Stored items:
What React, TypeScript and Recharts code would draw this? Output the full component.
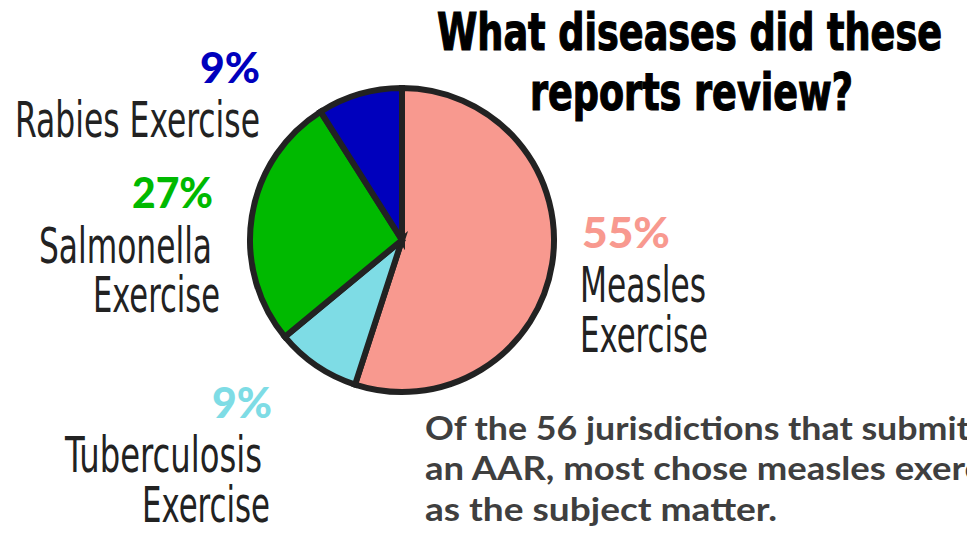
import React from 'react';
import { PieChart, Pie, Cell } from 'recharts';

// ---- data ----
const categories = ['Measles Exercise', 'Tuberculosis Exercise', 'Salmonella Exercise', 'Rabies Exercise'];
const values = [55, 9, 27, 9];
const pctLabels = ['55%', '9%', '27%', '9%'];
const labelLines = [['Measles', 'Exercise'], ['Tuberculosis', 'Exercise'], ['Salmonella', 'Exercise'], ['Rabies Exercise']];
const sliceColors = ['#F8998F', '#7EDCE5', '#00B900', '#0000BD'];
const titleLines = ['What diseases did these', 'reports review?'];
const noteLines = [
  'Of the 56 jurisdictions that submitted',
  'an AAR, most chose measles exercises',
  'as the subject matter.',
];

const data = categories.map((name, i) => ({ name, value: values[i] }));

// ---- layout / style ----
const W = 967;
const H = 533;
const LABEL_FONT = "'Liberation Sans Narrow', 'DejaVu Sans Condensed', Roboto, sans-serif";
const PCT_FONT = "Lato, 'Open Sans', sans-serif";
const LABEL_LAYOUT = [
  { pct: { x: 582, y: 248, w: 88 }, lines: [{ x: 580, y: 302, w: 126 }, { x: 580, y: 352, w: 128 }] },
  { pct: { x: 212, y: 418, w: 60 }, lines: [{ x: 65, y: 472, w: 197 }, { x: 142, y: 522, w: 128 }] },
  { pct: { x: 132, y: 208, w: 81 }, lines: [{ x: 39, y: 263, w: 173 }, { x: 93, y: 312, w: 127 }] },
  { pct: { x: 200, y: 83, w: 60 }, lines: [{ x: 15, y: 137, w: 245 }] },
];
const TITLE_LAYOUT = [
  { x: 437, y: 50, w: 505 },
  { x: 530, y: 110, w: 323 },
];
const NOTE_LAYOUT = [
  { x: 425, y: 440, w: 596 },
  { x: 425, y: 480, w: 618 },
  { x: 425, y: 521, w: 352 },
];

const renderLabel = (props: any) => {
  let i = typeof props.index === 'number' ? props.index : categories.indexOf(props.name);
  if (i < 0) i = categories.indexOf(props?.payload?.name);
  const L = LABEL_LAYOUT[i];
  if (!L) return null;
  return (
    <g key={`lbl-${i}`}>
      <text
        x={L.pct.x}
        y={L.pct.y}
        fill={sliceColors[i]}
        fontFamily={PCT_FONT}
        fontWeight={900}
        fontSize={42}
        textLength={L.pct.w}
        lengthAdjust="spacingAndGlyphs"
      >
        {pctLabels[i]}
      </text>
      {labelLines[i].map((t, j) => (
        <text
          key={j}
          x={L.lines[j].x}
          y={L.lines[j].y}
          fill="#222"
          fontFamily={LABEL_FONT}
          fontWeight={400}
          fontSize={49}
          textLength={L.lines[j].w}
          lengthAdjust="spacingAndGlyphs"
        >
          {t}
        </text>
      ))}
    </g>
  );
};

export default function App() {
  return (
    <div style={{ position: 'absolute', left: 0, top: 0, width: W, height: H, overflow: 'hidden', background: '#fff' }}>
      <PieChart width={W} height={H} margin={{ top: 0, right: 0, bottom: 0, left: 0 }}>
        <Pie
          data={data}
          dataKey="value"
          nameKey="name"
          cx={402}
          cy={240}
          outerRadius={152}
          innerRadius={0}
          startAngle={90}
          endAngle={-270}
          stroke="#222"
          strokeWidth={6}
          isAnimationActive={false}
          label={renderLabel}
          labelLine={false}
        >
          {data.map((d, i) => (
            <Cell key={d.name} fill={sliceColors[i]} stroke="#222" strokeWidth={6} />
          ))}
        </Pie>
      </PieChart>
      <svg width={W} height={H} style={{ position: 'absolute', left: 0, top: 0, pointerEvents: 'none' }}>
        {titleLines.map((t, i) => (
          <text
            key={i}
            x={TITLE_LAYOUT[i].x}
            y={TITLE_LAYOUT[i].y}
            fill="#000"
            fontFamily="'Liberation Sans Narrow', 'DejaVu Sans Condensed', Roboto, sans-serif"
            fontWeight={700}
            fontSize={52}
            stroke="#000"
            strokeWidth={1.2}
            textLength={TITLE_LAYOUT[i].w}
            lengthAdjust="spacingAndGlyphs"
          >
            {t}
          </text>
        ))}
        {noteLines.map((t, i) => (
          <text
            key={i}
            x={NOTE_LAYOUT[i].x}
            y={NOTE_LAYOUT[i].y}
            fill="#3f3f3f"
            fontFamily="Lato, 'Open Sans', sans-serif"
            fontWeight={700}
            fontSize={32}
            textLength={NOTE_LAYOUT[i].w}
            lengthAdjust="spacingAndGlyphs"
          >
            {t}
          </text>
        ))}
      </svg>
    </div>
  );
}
---
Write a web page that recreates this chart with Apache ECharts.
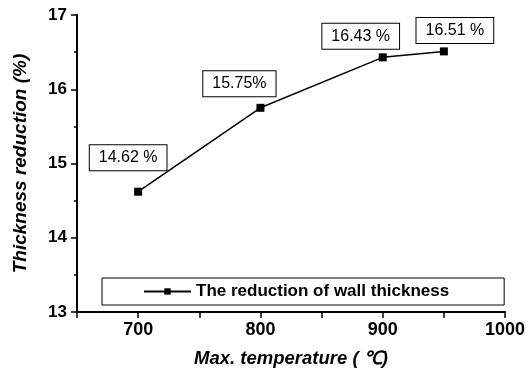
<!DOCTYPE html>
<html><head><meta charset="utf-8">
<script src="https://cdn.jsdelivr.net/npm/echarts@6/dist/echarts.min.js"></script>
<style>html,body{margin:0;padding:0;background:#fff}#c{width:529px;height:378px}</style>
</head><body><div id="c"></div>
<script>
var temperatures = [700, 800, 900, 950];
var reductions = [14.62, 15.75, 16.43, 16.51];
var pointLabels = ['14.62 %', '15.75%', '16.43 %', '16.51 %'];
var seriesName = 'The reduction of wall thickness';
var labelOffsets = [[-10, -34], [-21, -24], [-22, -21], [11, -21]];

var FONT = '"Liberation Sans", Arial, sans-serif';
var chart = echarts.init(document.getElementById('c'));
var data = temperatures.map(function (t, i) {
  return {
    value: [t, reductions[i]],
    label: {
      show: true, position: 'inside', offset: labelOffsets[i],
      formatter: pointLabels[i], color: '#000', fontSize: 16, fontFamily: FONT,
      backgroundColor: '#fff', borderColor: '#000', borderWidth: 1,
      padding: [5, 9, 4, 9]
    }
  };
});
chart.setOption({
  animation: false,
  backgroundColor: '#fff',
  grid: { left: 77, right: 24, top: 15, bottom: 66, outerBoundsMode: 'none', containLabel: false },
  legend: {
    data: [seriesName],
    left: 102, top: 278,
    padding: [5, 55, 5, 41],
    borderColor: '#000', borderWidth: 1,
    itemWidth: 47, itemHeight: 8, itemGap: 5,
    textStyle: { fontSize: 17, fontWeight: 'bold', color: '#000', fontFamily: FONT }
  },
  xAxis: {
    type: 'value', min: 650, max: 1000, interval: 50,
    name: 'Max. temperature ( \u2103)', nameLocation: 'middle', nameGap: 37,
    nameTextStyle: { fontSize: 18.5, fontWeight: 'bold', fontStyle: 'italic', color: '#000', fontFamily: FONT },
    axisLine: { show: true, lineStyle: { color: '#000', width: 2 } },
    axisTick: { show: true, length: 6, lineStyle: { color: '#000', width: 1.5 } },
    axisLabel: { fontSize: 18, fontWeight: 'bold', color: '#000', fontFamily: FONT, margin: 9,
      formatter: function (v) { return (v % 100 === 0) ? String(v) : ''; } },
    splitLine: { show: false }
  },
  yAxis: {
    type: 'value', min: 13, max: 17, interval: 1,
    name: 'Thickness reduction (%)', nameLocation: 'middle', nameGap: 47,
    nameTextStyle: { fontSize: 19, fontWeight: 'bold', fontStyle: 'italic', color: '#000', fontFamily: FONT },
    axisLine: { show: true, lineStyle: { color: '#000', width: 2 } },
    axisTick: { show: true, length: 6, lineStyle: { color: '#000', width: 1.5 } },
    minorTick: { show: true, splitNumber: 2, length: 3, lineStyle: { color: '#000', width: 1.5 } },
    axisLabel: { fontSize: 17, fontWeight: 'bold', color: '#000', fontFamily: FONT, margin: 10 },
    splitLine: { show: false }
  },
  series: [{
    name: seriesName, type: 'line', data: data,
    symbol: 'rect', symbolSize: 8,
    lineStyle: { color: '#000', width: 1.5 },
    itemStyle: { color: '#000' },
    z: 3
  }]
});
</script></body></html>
---
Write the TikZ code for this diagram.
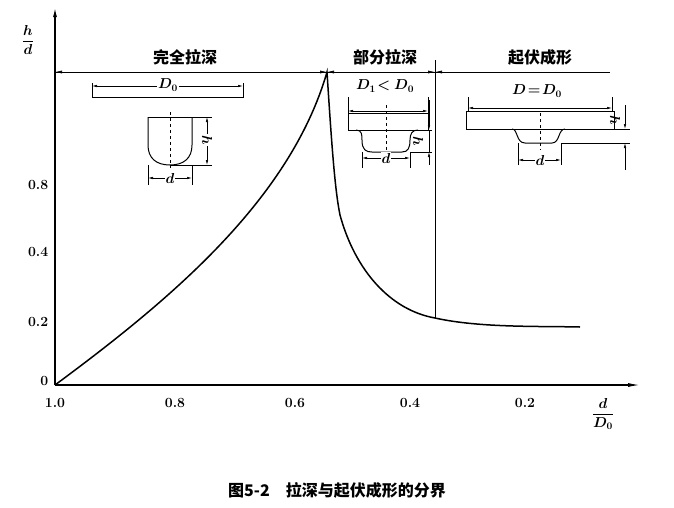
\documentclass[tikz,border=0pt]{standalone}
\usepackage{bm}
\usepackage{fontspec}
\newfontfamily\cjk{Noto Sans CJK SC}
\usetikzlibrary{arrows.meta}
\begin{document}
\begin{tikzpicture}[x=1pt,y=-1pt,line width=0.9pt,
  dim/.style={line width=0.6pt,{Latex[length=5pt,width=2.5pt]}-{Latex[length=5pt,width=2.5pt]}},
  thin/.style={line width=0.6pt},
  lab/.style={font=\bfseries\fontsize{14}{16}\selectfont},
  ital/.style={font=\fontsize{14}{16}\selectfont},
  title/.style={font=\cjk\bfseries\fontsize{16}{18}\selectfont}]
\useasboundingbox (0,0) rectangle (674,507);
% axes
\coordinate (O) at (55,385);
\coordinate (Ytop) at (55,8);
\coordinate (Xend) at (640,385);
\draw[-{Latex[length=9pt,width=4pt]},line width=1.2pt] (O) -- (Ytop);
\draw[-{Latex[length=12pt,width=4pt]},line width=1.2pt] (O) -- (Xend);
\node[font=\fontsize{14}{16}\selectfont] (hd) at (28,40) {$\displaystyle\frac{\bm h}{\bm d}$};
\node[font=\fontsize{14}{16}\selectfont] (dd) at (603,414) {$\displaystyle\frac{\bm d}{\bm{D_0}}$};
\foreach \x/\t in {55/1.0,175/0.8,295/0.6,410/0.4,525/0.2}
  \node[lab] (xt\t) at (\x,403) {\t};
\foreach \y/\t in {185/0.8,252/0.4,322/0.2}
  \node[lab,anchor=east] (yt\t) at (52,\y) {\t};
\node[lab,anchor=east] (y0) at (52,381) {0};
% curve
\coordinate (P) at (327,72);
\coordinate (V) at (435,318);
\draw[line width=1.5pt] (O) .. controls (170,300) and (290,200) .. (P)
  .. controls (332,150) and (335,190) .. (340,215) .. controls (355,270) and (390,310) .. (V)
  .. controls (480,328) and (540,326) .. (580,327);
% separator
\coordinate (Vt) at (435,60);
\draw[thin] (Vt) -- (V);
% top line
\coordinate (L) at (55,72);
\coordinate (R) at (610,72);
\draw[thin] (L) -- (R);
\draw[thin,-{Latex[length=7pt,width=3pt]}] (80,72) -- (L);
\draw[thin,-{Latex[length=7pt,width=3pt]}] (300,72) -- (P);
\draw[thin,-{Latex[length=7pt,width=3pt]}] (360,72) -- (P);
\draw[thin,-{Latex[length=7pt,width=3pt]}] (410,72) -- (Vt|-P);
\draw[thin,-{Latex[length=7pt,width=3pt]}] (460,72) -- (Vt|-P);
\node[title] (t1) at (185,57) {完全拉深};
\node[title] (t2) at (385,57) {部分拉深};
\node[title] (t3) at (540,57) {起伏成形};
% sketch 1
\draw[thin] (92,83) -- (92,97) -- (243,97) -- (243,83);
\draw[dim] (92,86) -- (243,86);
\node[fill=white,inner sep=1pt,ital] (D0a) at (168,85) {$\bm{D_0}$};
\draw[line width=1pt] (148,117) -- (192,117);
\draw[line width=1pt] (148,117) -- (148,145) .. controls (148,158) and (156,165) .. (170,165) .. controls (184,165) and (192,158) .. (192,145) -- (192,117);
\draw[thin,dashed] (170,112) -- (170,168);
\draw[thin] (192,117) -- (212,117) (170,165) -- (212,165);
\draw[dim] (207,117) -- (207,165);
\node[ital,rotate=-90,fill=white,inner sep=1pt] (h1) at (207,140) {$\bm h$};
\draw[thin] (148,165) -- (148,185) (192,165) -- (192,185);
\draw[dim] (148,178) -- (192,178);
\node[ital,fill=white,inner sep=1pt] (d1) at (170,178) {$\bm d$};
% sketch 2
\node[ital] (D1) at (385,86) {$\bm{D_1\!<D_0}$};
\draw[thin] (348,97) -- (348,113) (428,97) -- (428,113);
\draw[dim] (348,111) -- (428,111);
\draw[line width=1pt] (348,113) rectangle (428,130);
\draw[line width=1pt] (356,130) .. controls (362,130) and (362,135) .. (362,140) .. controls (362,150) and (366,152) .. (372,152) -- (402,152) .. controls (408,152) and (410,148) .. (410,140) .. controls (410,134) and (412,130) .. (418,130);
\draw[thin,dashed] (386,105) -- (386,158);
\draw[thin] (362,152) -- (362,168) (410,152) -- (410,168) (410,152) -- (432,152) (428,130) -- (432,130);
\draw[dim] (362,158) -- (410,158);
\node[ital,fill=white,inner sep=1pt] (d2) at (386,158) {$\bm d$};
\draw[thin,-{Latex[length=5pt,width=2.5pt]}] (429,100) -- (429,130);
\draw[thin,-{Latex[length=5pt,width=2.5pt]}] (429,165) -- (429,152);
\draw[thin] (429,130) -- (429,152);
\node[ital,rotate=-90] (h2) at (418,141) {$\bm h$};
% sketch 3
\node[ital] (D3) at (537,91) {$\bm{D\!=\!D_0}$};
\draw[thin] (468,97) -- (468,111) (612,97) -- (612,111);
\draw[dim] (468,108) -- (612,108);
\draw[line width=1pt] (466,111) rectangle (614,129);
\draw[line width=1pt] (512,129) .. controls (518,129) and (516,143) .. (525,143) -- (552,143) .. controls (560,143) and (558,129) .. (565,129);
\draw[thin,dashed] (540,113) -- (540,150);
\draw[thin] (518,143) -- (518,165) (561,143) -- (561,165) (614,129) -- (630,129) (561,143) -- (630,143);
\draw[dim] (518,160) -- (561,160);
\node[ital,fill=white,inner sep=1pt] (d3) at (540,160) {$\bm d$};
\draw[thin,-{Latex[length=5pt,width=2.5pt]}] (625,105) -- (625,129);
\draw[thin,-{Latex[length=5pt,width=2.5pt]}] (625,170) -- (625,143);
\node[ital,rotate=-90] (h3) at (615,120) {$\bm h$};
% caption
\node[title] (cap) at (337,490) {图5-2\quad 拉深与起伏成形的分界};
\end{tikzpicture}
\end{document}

**Goal**
Nothing but the lines from the one with "What React, TypeScript" through the one with "PieChart, Pie, Cell" should be copied, word for word. Pictures are left out.

**Answer to the task**
What React, TypeScript and Recharts code would draw this? Output the full component.
import React from 'react';
import { PieChart, Pie, Cell } from 'recharts';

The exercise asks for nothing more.